## Description of the task
Without the pictures, repeat the listing character for character.

──────────

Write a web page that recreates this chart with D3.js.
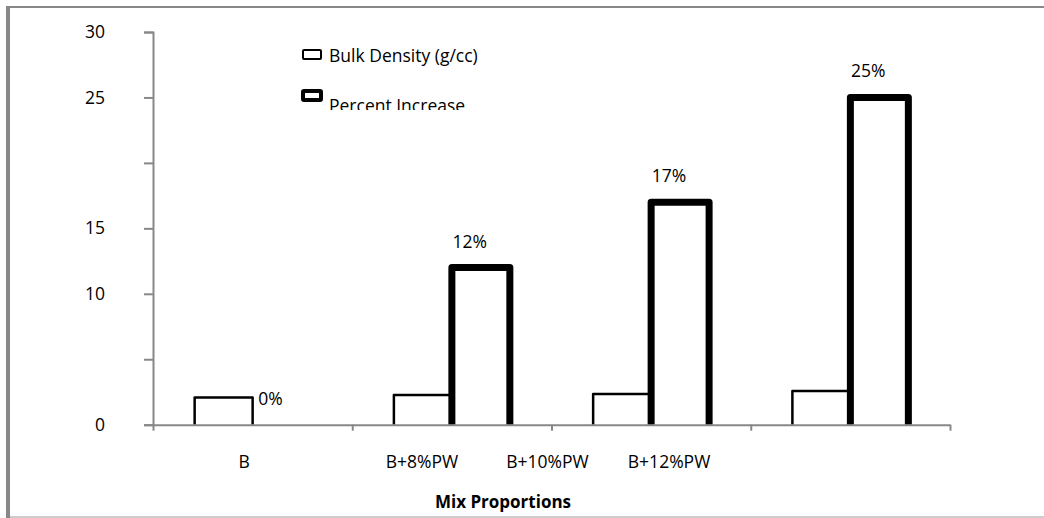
<!DOCTYPE html>
<html>
<head>
<meta charset="utf-8">
<script src="https://cdn.jsdelivr.net/npm/d3@7"></script>
<style>
  body { margin: 0; background: #fff; }
  text { font-family: "Open Sans", "Noto Sans", sans-serif; fill: #000; }
</style>
</head>
<body>
<div id="chart"></div>
<script>
// data
const categories = ["B", "B+8%PW", "B+10%PW", "B+12%PW"];
const bulkDensity = [2.07, 2.27, 2.35, 2.58];
const percentIncrease = [0, 12, 17, 25];
const percentLabels = ["0%", "12%", "17%", "25%"];
const xTickLabels = ["B", "B+8%PW", "B+10%PW", "B+12%PW"];
const yTicks = [0, 5, 10, 15, 20, 25, 30];
const yTickLabels = ["0", "", "10", "15", "", "25", "30"];
const seriesNames = ["Bulk Density (g/cc)", "Percent Increase"];

const W = 1044, H = 518;
const margin = { top: 32, right: 94, bottom: 93.3, left: 153 };
const fs = 17.5;

const svg = d3.select("#chart").append("svg")
    .attr("width", W)
    .attr("height", H);

// outer frame (partly cut off in the original)
svg.append("line").attr("x1", 8).attr("x2", 8).attr("y1", 6).attr("y2", H)
    .attr("stroke", "#888").attr("stroke-width", 4);
svg.append("line").attr("x1", 6).attr("x2", W).attr("y1", 7).attr("y2", 7)
    .attr("stroke", "#888").attr("stroke-width", 2);
svg.append("line").attr("x1", 10).attr("x2", W).attr("y1", 517).attr("y2", 517)
    .attr("stroke", "#ccc").attr("stroke-width", 2);

const x = d3.scaleBand()
    .domain(categories)
    .range([margin.left, W - margin.right])
    .paddingInner(0.418)
    .paddingOuter(0.209);

const xSub = d3.scaleBand()
    .domain(["bulk", "pct"])
    .range([0, x.bandwidth()]);

const y = d3.scaleLinear()
    .domain([0, 30])
    .range([H - margin.bottom, margin.top]);

// bars drawn as open outlines (no bottom edge), Excel style
function barPath(x0, w, v) {
    const yb = y(0), yt = y(v);
    return `M${x0},${yb}V${yt}H${x0 + w}V${yb}`;
}

const bars = svg.append("g");

bars.selectAll(".bulk")
    .data(categories)
    .join("path")
    .attr("class", "bulk")
    .attr("d", (c, i) => barPath(x(c) + xSub("bulk"), xSub.bandwidth(), bulkDensity[i]))
    .attr("fill", "#fff")
    .attr("stroke", "#000")
    .attr("stroke-width", 2.5)
    .attr("stroke-linejoin", "round");

bars.selectAll(".pct")
    .data(categories.filter((c, i) => percentIncrease[i] > 0))
    .join("path")
    .attr("class", "pct")
    .attr("d", c => barPath(x(c) + xSub("pct"), xSub.bandwidth(), percentIncrease[categories.indexOf(c)]))
    .attr("fill", "#fff")
    .attr("stroke", "#000")
    .attr("stroke-width", 7)
    .attr("stroke-linejoin", "round");

// value labels
svg.append("g").selectAll("text")
    .data(categories)
    .join("text")
    .attr("x", c => x(c) + xSub("pct") + xSub.bandwidth() / 2 - 11)
    .attr("y", (c, i) => y(percentIncrease[i]) - 20)
    .attr("text-anchor", "middle")
    .attr("font-size", fs)
    .text((c, i) => percentLabels[i]);

// y axis
const yAxis = d3.axisLeft(y)
    .tickValues(yTicks)
    .tickSize(9)
    .tickPadding(39)
    .tickFormat((d, i) => yTickLabels[i]);

const gy = svg.append("g")
    .attr("transform", `translate(${margin.left},0)`)
    .call(yAxis);
gy.select(".domain").attr("stroke", "#888").attr("stroke-width", 2);
gy.selectAll(".tick line").attr("stroke", "#888").attr("stroke-width", 2);
gy.selectAll(".tick text")
    .attr("font-size", fs)
    .attr("font-family", "'Open Sans', sans-serif")
    .attr("fill", "#000");

// x axis: line plus ticks at band boundaries
const xEdge = d3.scaleLinear()
    .domain([0, categories.length])
    .range(x.range());

const xAxis = d3.axisBottom(xEdge)
    .tickValues(d3.range(categories.length + 1))
    .tickSize(6)
    .tickSizeOuter(0)
    .tickFormat("");

const gx = svg.append("g")
    .attr("transform", `translate(0,${y(0)})`)
    .call(xAxis);
gx.select(".domain").attr("stroke", "#888").attr("stroke-width", 2);
gx.selectAll(".tick line").attr("stroke", "#888").attr("stroke-width", 2);

// category labels sit where the original put them (in category units)
const labelSlots = [0.457, 1.35, 1.98, 2.59];
svg.append("g").selectAll("text")
    .data(xTickLabels)
    .join("text")
    .attr("x", (d, i) => xEdge(labelSlots[i]))
    .attr("y", 468)
    .attr("text-anchor", "middle")
    .attr("font-size", fs)
    .text(d => d);

svg.append("text")
    .attr("x", 503)
    .attr("y", 508)
    .attr("text-anchor", "middle")
    .attr("font-size", 17)
    .attr("font-weight", "bold")
    .text("Mix Proportions");

// legend, clipped at the bottom like the original
svg.append("clipPath").attr("id", "legend-clip")
    .append("rect").attr("x", 290).attr("y", 40).attr("width", 260).attr("height", 70);

const legend = svg.append("g")
    .attr("clip-path", "url(#legend-clip)");

const legendRows = legend.selectAll("g")
    .data(seriesNames)
    .join("g")
    .attr("transform", (d, i) => `translate(303,${50 + i * 41})`);

legendRows.append("rect")
    .attr("width", 18)
    .attr("height", 9)
    .attr("fill", "#fff")
    .attr("stroke", "#000")
    .attr("stroke-width", (d, i) => i === 0 ? 2 : 4)
    .attr("rx", 1);

legendRows.append("text")
    .attr("x", 26)
    .attr("y", (d, i) => i === 0 ? 12 : 21)
    .attr("font-size", fs)
    .text(d => d);
</script>
</body>
</html>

──────────

## Correct output
Write a web page that recreates this chart with D3.js.
<!DOCTYPE html>
<html>
<head>
<meta charset="utf-8">
<script src="https://cdn.jsdelivr.net/npm/d3@7"></script>
<style>
  body { margin: 0; background: #fff; }
  text { font-family: "Open Sans", "Noto Sans", sans-serif; fill: #000; }
</style>
</head>
<body>
<div id="chart"></div>
<script>
// data
const categories = ["B", "B+8%PW", "B+10%PW", "B+12%PW"];
const bulkDensity = [2.07, 2.27, 2.35, 2.58];
const percentIncrease = [0, 12, 17, 25];
const percentLabels = ["0%", "12%", "17%", "25%"];
const xTickLabels = ["B", "B+8%PW", "B+10%PW", "B+12%PW"];
const yTicks = [0, 5, 10, 15, 20, 25, 30];
const yTickLabels = ["0", "", "10", "15", "", "25", "30"];
const seriesNames = ["Bulk Density (g/cc)", "Percent Increase"];

const W = 1044, H = 518;
const margin = { top: 32, right: 94, bottom: 93.3, left: 153 };
const fs = 17.5;

const svg = d3.select("#chart").append("svg")
    .attr("width", W)
    .attr("height", H);

// outer frame (partly cut off in the original)
svg.append("line").attr("x1", 8).attr("x2", 8).attr("y1", 6).attr("y2", H)
    .attr("stroke", "#888").attr("stroke-width", 4);
svg.append("line").attr("x1", 6).attr("x2", W).attr("y1", 7).attr("y2", 7)
    .attr("stroke", "#888").attr("stroke-width", 2);
svg.append("line").attr("x1", 10).attr("x2", W).attr("y1", 517).attr("y2", 517)
    .attr("stroke", "#ccc").attr("stroke-width", 2);

const x = d3.scaleBand()
    .domain(categories)
    .range([margin.left, W - margin.right])
    .paddingInner(0.418)
    .paddingOuter(0.209);

const xSub = d3.scaleBand()
    .domain(["bulk", "pct"])
    .range([0, x.bandwidth()]);

const y = d3.scaleLinear()
    .domain([0, 30])
    .range([H - margin.bottom, margin.top]);

// bars drawn as open outlines (no bottom edge), Excel style
function barPath(x0, w, v) {
    const yb = y(0), yt = y(v);
    return `M${x0},${yb}V${yt}H${x0 + w}V${yb}`;
}

const bars = svg.append("g");

bars.selectAll(".bulk")
    .data(categories)
    .join("path")
    .attr("class", "bulk")
    .attr("d", (c, i) => barPath(x(c) + xSub("bulk"), xSub.bandwidth(), bulkDensity[i]))
    .attr("fill", "#fff")
    .attr("stroke", "#000")
    .attr("stroke-width", 2.5)
    .attr("stroke-linejoin", "round");

bars.selectAll(".pct")
    .data(categories.filter((c, i) => percentIncrease[i] > 0))
    .join("path")
    .attr("class", "pct")
    .attr("d", c => barPath(x(c) + xSub("pct"), xSub.bandwidth(), percentIncrease[categories.indexOf(c)]))
    .attr("fill", "#fff")
    .attr("stroke", "#000")
    .attr("stroke-width", 7)
    .attr("stroke-linejoin", "round");

// value labels
svg.append("g").selectAll("text")
    .data(categories)
    .join("text")
    .attr("x", c => x(c) + xSub("pct") + xSub.bandwidth() / 2 - 11)
    .attr("y", (c, i) => y(percentIncrease[i]) - 20)
    .attr("text-anchor", "middle")
    .attr("font-size", fs)
    .text((c, i) => percentLabels[i]);

// y axis
const yAxis = d3.axisLeft(y)
    .tickValues(yTicks)
    .tickSize(9)
    .tickPadding(39)
    .tickFormat((d, i) => yTickLabels[i]);

const gy = svg.append("g")
    .attr("transform", `translate(${margin.left},0)`)
    .call(yAxis);
gy.select(".domain").attr("stroke", "#888").attr("stroke-width", 2);
gy.selectAll(".tick line").attr("stroke", "#888").attr("stroke-width", 2);
gy.selectAll(".tick text")
    .attr("font-size", fs)
    .attr("font-family", "'Open Sans', sans-serif")
    .attr("fill", "#000");

// x axis: line plus ticks at band boundaries
const xEdge = d3.scaleLinear()
    .domain([0, categories.length])
    .range(x.range());

const xAxis = d3.axisBottom(xEdge)
    .tickValues(d3.range(categories.length + 1))
    .tickSize(6)
    .tickSizeOuter(0)
    .tickFormat("");

const gx = svg.append("g")
    .attr("transform", `translate(0,${y(0)})`)
    .call(xAxis);
gx.select(".domain").attr("stroke", "#888").attr("stroke-width", 2);
gx.selectAll(".tick line").attr("stroke", "#888").attr("stroke-width", 2);

// category labels sit where the original put them (in category units)
const labelSlots = [0.457, 1.35, 1.98, 2.59];
svg.append("g").selectAll("text")
    .data(xTickLabels)
    .join("text")
    .attr("x", (d, i) => xEdge(labelSlots[i]))
    .attr("y", 468)
    .attr("text-anchor", "middle")
    .attr("font-size", fs)
    .text(d => d);

svg.append("text")
    .attr("x", 503)
    .attr("y", 508)
    .attr("text-anchor", "middle")
    .attr("font-size", 17)
    .attr("font-weight", "bold")
    .text("Mix Proportions");

// legend, clipped at the bottom like the original
svg.append("clipPath").attr("id", "legend-clip")
    .append("rect").attr("x", 290).attr("y", 40).attr("width", 260).attr("height", 70);

const legend = svg.append("g")
    .attr("clip-path", "url(#legend-clip)");

const legendRows = legend.selectAll("g")
    .data(seriesNames)
    .join("g")
    .attr("transform", (d, i) => `translate(303,${50 + i * 41})`);

legendRows.append("rect")
    .attr("width", 18)
    .attr("height", 9)
    .attr("fill", "#fff")
    .attr("stroke", "#000")
    .attr("stroke-width", (d, i) => i === 0 ? 2 : 4)
    .attr("rx", 1);

legendRows.append("text")
    .attr("x", 26)
    .attr("y", (d, i) => i === 0 ? 12 : 21)
    .attr("font-size", fs)
    .text(d => d);
</script>
</body>
</html>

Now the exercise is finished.